--- start of SOURCE EXCERPT ---

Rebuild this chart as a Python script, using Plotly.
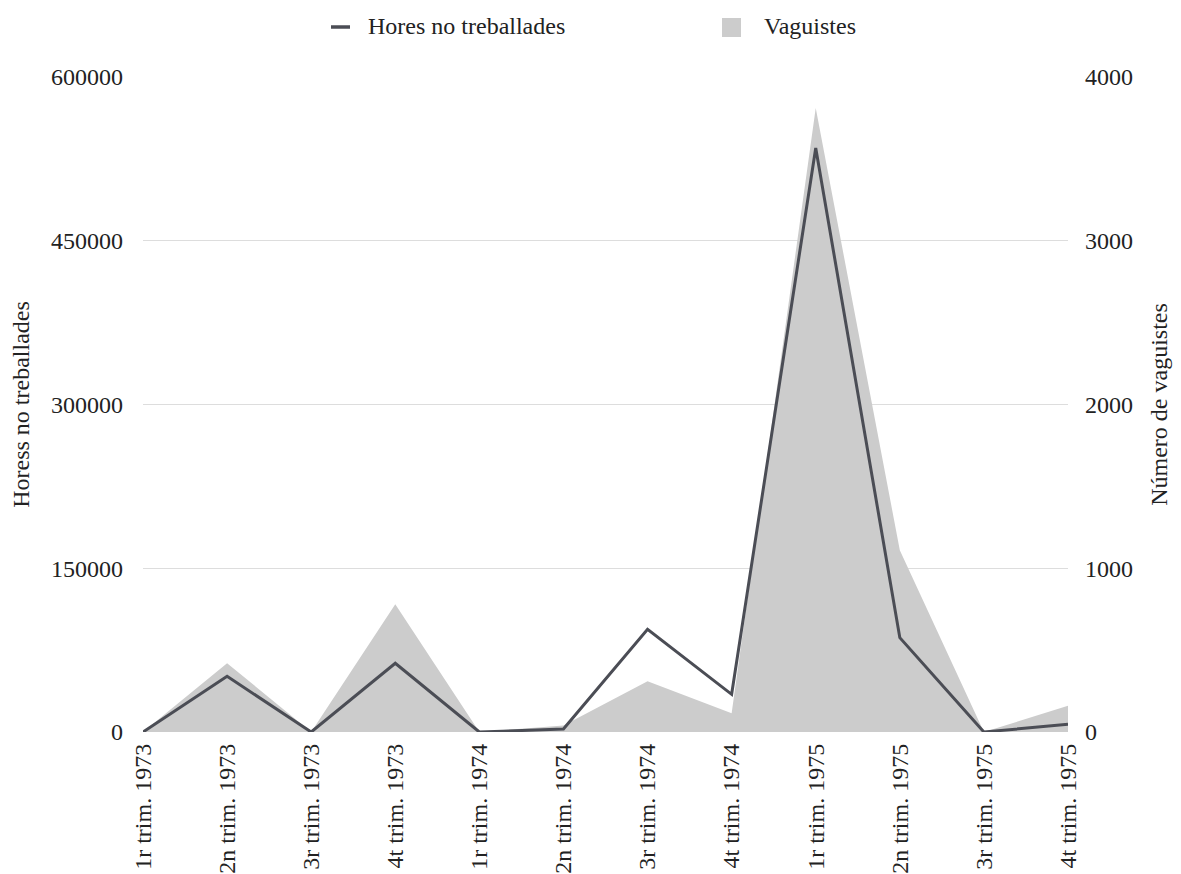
import plotly.graph_objects as go

categories = ["1r trim. 1973", "2n trim. 1973", "3r trim. 1973", "4t trim. 1973",
              "1r trim. 1974", "2n trim. 1974", "3r trim. 1974", "4t trim. 1974",
              "1r trim. 1975", "2n trim. 1975", "3r trim. 1975", "4t trim. 1975"]
hores = [0, 51000, 0, 63000, 0, 2700, 94000, 34500, 535000, 86400, 0, 7000]
vaguistes = [0, 420, 0, 780, 0, 40, 310, 115, 3810, 1110, 0, 160]

left_ticks = [0, 150000, 300000, 450000, 600000]
right_ticks = [0, 1000, 2000, 3000, 4000]

FONT = "Liberation Serif, Times New Roman, Tinos, DejaVu Serif, serif"
FS = 24
TXT = "#222222"
LINE_C = "#4b4d55"
AREA_C = "#cccccc"
x = list(range(len(categories)))

# page has an 8px body margin; plot area on screen: x 143..1068, y 77..732
OFF = 8
PL, PR, PT, PB = 143 - OFF, 1068 - OFF, 77 - OFF, 732 - OFF
W, H = 1181, 874
PW, PH = PR - PL, PB - PT


def px(sx):
    return (sx - OFF - PL) / PW


def py(sy):
    return (PB - (sy - OFF)) / PH


fig = go.Figure()
fig.add_trace(go.Scatter(
    x=x, y=vaguistes, name="Vaguistes", yaxis="y",
    mode="lines", fill="tozeroy", fillcolor=AREA_C,
    line=dict(width=0, color=AREA_C), showlegend=False,
))
fig.add_trace(go.Scatter(
    x=x, y=hores, name="Hores no treballades", yaxis="y2",
    mode="lines", line=dict(color=LINE_C, width=3), showlegend=False,
))

# legend drawn as layout decorations
fig.add_shape(type="line", xref="paper", yref="paper",
              x0=px(331), x1=px(350), y0=py(27), y1=py(27),
              line=dict(color=LINE_C, width=3.5))
fig.add_shape(type="rect", xref="paper", yref="paper",
              x0=px(722), x1=px(741), y0=py(37), y1=py(18),
              fillcolor=AREA_C, line=dict(width=0))
fig.add_annotation(text="Hores no treballades", xref="paper", yref="paper",
                   x=px(366), y=py(26), xanchor="left", yanchor="middle",
                   showarrow=False, font=dict(family=FONT, size=FS, color=TXT))
fig.add_annotation(text="Vaguistes", xref="paper", yref="paper",
                   x=px(762), y=py(26), xanchor="left", yanchor="middle",
                   showarrow=False, font=dict(family=FONT, size=FS, color=TXT))

fig.update_layout(
    width=W, height=H,
    margin=dict(l=PL, r=W - PR, t=PT, b=H - PB, autoexpand=False),
    paper_bgcolor="white", plot_bgcolor="white",
    font=dict(family=FONT, size=FS, color=TXT),
    showlegend=False,
    xaxis=dict(range=[0, 11], tickmode="array", tickvals=x, ticktext=categories,
               tickangle=-90, showgrid=False, zeroline=False, showline=False,
               automargin=False, ticks="", ticklabelstandoff=6,
               tickfont=dict(family=FONT, size=FS, color=TXT)),
    yaxis=dict(range=[0, 4000], side="right", tickmode="array", tickvals=right_ticks,
               ticktext=[str(v) for v in right_ticks],
               showgrid=True, gridcolor="#dddddd", gridwidth=1, zeroline=False,
               showline=False, ticks="", ticklabelstandoff=16, automargin=False,
               title=dict(text="Número de vaguistes", standoff=18,
                          font=dict(family=FONT, size=FS, color=TXT)),
               tickfont=dict(family=FONT, size=FS, color=TXT)),
    yaxis2=dict(range=[0, 600000], side="left", overlaying="y", tickmode="array",
                tickvals=left_ticks, ticktext=[str(v) for v in left_ticks],
                showgrid=False, zeroline=False, showline=False,
                ticks="", ticklabelstandoff=19, automargin=False,
                title=dict(text="Horess no treballades", standoff=18,
                           font=dict(family=FONT, size=FS, color=TXT)),
                tickfont=dict(family=FONT, size=FS, color=TXT)),
)

fig.write_html("out.html")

--- end of SOURCE EXCERPT ---

EXERCISE: Set down all the data again exactly as above, pictures excluded.

RESPONSE TO THIS TASK:
Rebuild this chart as a Python script, using Plotly.
import plotly.graph_objects as go

categories = ["1r trim. 1973", "2n trim. 1973", "3r trim. 1973", "4t trim. 1973",
              "1r trim. 1974", "2n trim. 1974", "3r trim. 1974", "4t trim. 1974",
              "1r trim. 1975", "2n trim. 1975", "3r trim. 1975", "4t trim. 1975"]
hores = [0, 51000, 0, 63000, 0, 2700, 94000, 34500, 535000, 86400, 0, 7000]
vaguistes = [0, 420, 0, 780, 0, 40, 310, 115, 3810, 1110, 0, 160]

left_ticks = [0, 150000, 300000, 450000, 600000]
right_ticks = [0, 1000, 2000, 3000, 4000]

FONT = "Liberation Serif, Times New Roman, Tinos, DejaVu Serif, serif"
FS = 24
TXT = "#222222"
LINE_C = "#4b4d55"
AREA_C = "#cccccc"
x = list(range(len(categories)))

# page has an 8px body margin; plot area on screen: x 143..1068, y 77..732
OFF = 8
PL, PR, PT, PB = 143 - OFF, 1068 - OFF, 77 - OFF, 732 - OFF
W, H = 1181, 874
PW, PH = PR - PL, PB - PT


def px(sx):
    return (sx - OFF - PL) / PW


def py(sy):
    return (PB - (sy - OFF)) / PH


fig = go.Figure()
fig.add_trace(go.Scatter(
    x=x, y=vaguistes, name="Vaguistes", yaxis="y",
    mode="lines", fill="tozeroy", fillcolor=AREA_C,
    line=dict(width=0, color=AREA_C), showlegend=False,
))
fig.add_trace(go.Scatter(
    x=x, y=hores, name="Hores no treballades", yaxis="y2",
    mode="lines", line=dict(color=LINE_C, width=3), showlegend=False,
))

# legend drawn as layout decorations
fig.add_shape(type="line", xref="paper", yref="paper",
              x0=px(331), x1=px(350), y0=py(27), y1=py(27),
              line=dict(color=LINE_C, width=3.5))
fig.add_shape(type="rect", xref="paper", yref="paper",
              x0=px(722), x1=px(741), y0=py(37), y1=py(18),
              fillcolor=AREA_C, line=dict(width=0))
fig.add_annotation(text="Hores no treballades", xref="paper", yref="paper",
                   x=px(366), y=py(26), xanchor="left", yanchor="middle",
                   showarrow=False, font=dict(family=FONT, size=FS, color=TXT))
fig.add_annotation(text="Vaguistes", xref="paper", yref="paper",
                   x=px(762), y=py(26), xanchor="left", yanchor="middle",
                   showarrow=False, font=dict(family=FONT, size=FS, color=TXT))

fig.update_layout(
    width=W, height=H,
    margin=dict(l=PL, r=W - PR, t=PT, b=H - PB, autoexpand=False),
    paper_bgcolor="white", plot_bgcolor="white",
    font=dict(family=FONT, size=FS, color=TXT),
    showlegend=False,
    xaxis=dict(range=[0, 11], tickmode="array", tickvals=x, ticktext=categories,
               tickangle=-90, showgrid=False, zeroline=False, showline=False,
               automargin=False, ticks="", ticklabelstandoff=6,
               tickfont=dict(family=FONT, size=FS, color=TXT)),
    yaxis=dict(range=[0, 4000], side="right", tickmode="array", tickvals=right_ticks,
               ticktext=[str(v) for v in right_ticks],
               showgrid=True, gridcolor="#dddddd", gridwidth=1, zeroline=False,
               showline=False, ticks="", ticklabelstandoff=16, automargin=False,
               title=dict(text="Número de vaguistes", standoff=18,
                          font=dict(family=FONT, size=FS, color=TXT)),
               tickfont=dict(family=FONT, size=FS, color=TXT)),
    yaxis2=dict(range=[0, 600000], side="left", overlaying="y", tickmode="array",
                tickvals=left_ticks, ticktext=[str(v) for v in left_ticks],
                showgrid=False, zeroline=False, showline=False,
                ticks="", ticklabelstandoff=19, automargin=False,
                title=dict(text="Horess no treballades", standoff=18,
                           font=dict(family=FONT, size=FS, color=TXT)),
                tickfont=dict(family=FONT, size=FS, color=TXT)),
)

fig.write_html("out.html")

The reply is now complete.